Bundestagskandidat Schabedoth, der als Politikberater der IG Metall arbeitet, berichtet, dass die Gewerkschaften das SPD Regierungsprogramm sehr begrüßen. Um weiterhin sichere und fair bezahlte Jobs anbieten zu können, ist es sehr wichtig, Deutschland als Industriestandort zu erhalten. Drei Voraussetzungen sind nach Gabriels Ansicht dafür nötig. Die muss vorangebracht werden, der Fachkräftemangel muss bekämpft werden und die Infrastruktur muss erhalten werden. Die dafür benötigen Gelder müssen aus Steuererhöhung und Schuldensenkung kommen.

Ein ortsansässiger Unternehmer stellt die Forderung nach einer dezentralen Energieversorgung und einen Masterplan für die Energiewende. „Soviel Dezentralität wie möglich, soviel Zentralität wie nötig, „ hebt Gabriel hervor. Für ein 80 Millionen Volk werden beide Energieformen benötigt, denn die dezentrale Versorgung alleine birgt zu viel Unsicherheit. Die Energiewende hat eine gigantische Chance, wenn sie richtig angepackt wird. Der Masterplan muss nicht für zwei Jahre gelten, sondern für einen Umbau, der sich über die nächsten 40 bis 50 Jahre ziehen wird. Gabriel würde die Ernennung eines Energieministers begrüßen, allein schon deshalb, weil sich zurzeit sechs Minister um die Zuständigkeit streiten.

„Wie schätzen Sie die Situation in Griechenland ein?“ will eine Besucherin von Gabriel wissen. „Griechenland hat keine Regierung, sondern wird seit Jahrzehnten von ein paar Familien ausgebeutet, „ erklärt Gabriel. Diese Familien haben das Land ruiniert, eine Regierung muss erst gebildet werden. Die Aufgabe entspricht eher einem Marathon als einem 100 m-Lauf. Sein Vorschlag für Griechenland wäre ein Lastenausgleich zwischen den griechischen Milliardären und dem Volk, auch um für das Volk ein Zeichen zu setzen.

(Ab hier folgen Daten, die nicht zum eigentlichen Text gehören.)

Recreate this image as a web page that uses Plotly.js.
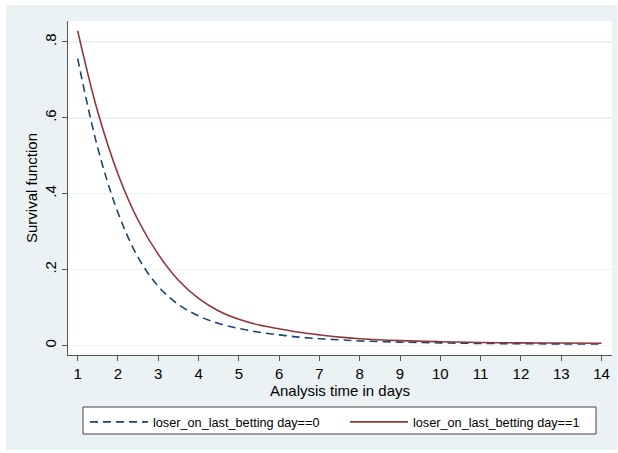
<!DOCTYPE html>
<html>
<head>
<meta charset="utf-8">
<script src="https://cdn.plot.ly/plotly-3.0.1.min.js"></script>
<style>
  html, body { margin: 0; padding: 0; background: #ffffff; }
  #chart { position: absolute; left: 6px; top: 5px; width: 611px; height: 445px; }
</style>
</head>
<body>
<div id="chart"></div>
<script>
// Analysis time (days)
var days = [1, 1.5, 2, 2.5, 3, 3.5, 4, 4.5, 5, 5.5, 6, 6.5, 7, 7.5, 8, 9, 10, 11, 12, 13, 14];
// Survival, loser_on_last_betting day==0
var survival0 = [0.756, 0.520, 0.350, 0.232, 0.156, 0.108, 0.078, 0.058, 0.045, 0.035, 0.028, 0.022, 0.018, 0.015, 0.012, 0.009, 0.007, 0.0055, 0.0048, 0.0042, 0.004];
// Survival, loser_on_last_betting day==1
var survival1 = [0.829, 0.615, 0.452, 0.330, 0.240, 0.172, 0.124, 0.091, 0.069, 0.054, 0.044, 0.035, 0.028, 0.022, 0.018, 0.013, 0.010, 0.008, 0.007, 0.0065, 0.006];
var seriesNames = ["loser_on_last_betting day==0", "loser_on_last_betting day==1"];
var yTickVals = [0, 0.2, 0.4, 0.6, 0.8];
var yTickText = ["0", ".2", ".4", ".6", ".8"];
var xTickVals = [1, 2, 3, 4, 5, 6, 7, 8, 9, 10, 11, 12, 13, 14];

var traces = [
  {
    x: days, y: survival0, name: seriesNames[0], type: "scatter", mode: "lines",
    line: { color: "#1a476f", width: 1.6, dash: "8px,5px", shape: "spline", smoothing: 1 }
  },
  {
    x: days, y: survival1, name: seriesNames[1], type: "scatter", mode: "lines",
    line: { color: "#90353b", width: 1.6, shape: "spline", smoothing: 1 }
  }
];

var font = "Liberation Sans, Arial, sans-serif";
var layout = {
  width: 611, height: 445,
  paper_bgcolor: "#eaf2f3",
  plot_bgcolor: "#ffffff",
  margin: { l: 62, r: 5, t: 16, b: 95, pad: 0, autoexpand: false },
  font: { family: font, color: "#000000", size: 15 },
  showlegend: true,
  legend: {
    orientation: "h",
    x: 0.03125, xanchor: "left",
    y: -0.156, yanchor: "top",
    bgcolor: "rgba(0,0,0,0)",
    borderwidth: 0,
    font: { family: font, size: 12.7, color: "#000000" },
    itemwidth: 58,
    entrywidth: 187,
    traceorder: "normal"
  },
  shapes: [
    {
      type: "rect", xref: "paper", yref: "paper", layer: "above",
      x0: (83 - 68) / 544, x1: (596 - 68) / 544,
      y0: -(407 - 355) / 334, y1: -(434 - 355) / 334,
      fillcolor: "#ffffff", line: { color: "#444444", width: 1 }
    }
  ],
  xaxis: {
    range: [0.76, 14.26],
    tickmode: "array", tickvals: xTickVals,
    ticks: "outside", ticklen: 5, tickwidth: 1, tickcolor: "#555555",
    showline: true, linecolor: "#555555", linewidth: 1,
    showgrid: false, zeroline: false,
    tickfont: { family: font, size: 15 },
    title: { text: "Analysis time in days", font: { family: font, size: 15 }, standoff: 2 }
  },
  yaxis: {
    range: [-0.025, 0.855],
    tickmode: "array", tickvals: yTickVals, ticktext: yTickText,
    ticks: "outside", ticklen: 5, tickwidth: 1, tickcolor: "#555555",
    tickangle: -90,
    showline: true, linecolor: "#555555", linewidth: 1,
    showgrid: true, gridcolor: "#eaf2f3", gridwidth: 1.5,
    zeroline: false,
    tickfont: { family: font, size: 15 },
    title: { text: "Survival function", font: { family: font, size: 15 }, standoff: 0 }
  }
};

Plotly.newPlot("chart", traces, layout, { displayModeBar: false, staticPlot: true });
</script>
</body>
</html>
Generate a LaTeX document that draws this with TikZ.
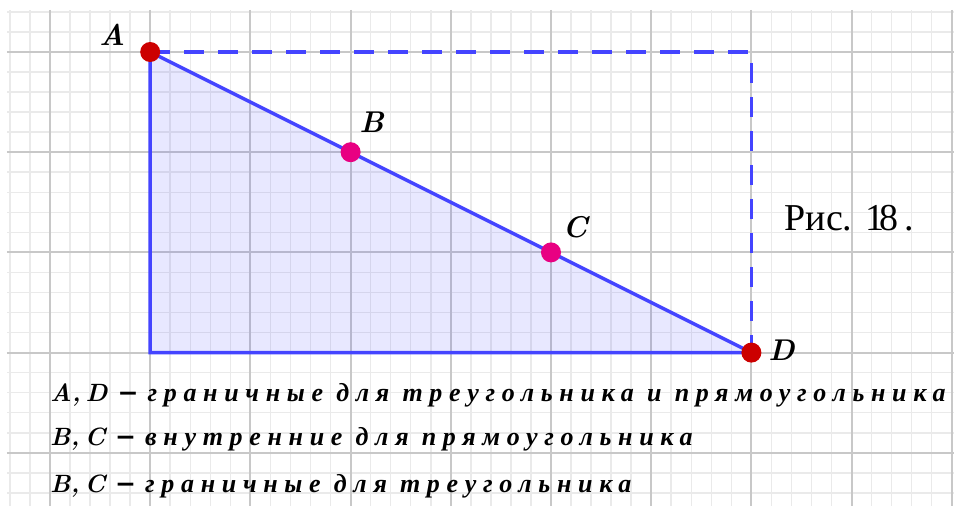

Da bei Spitzenpolitikern immer die Zeit drängt und der nächste Termin schon wartet, konnten in den knapp zwei Stunden nicht alle Fragen der interessierten Zuhörer beantwortet werden. Schabedoth wies darauf hin, dass es zu einigen der angesprochenen Themen noch weitere Veranstaltungen geben werde, zu denen alle herzlich eingeladen seien. Nach Verabschiedung des Ehrengastes durch die Landtagskandidatin Elke Barth, eilen Gabriel und sein Team zum nächsten Termin.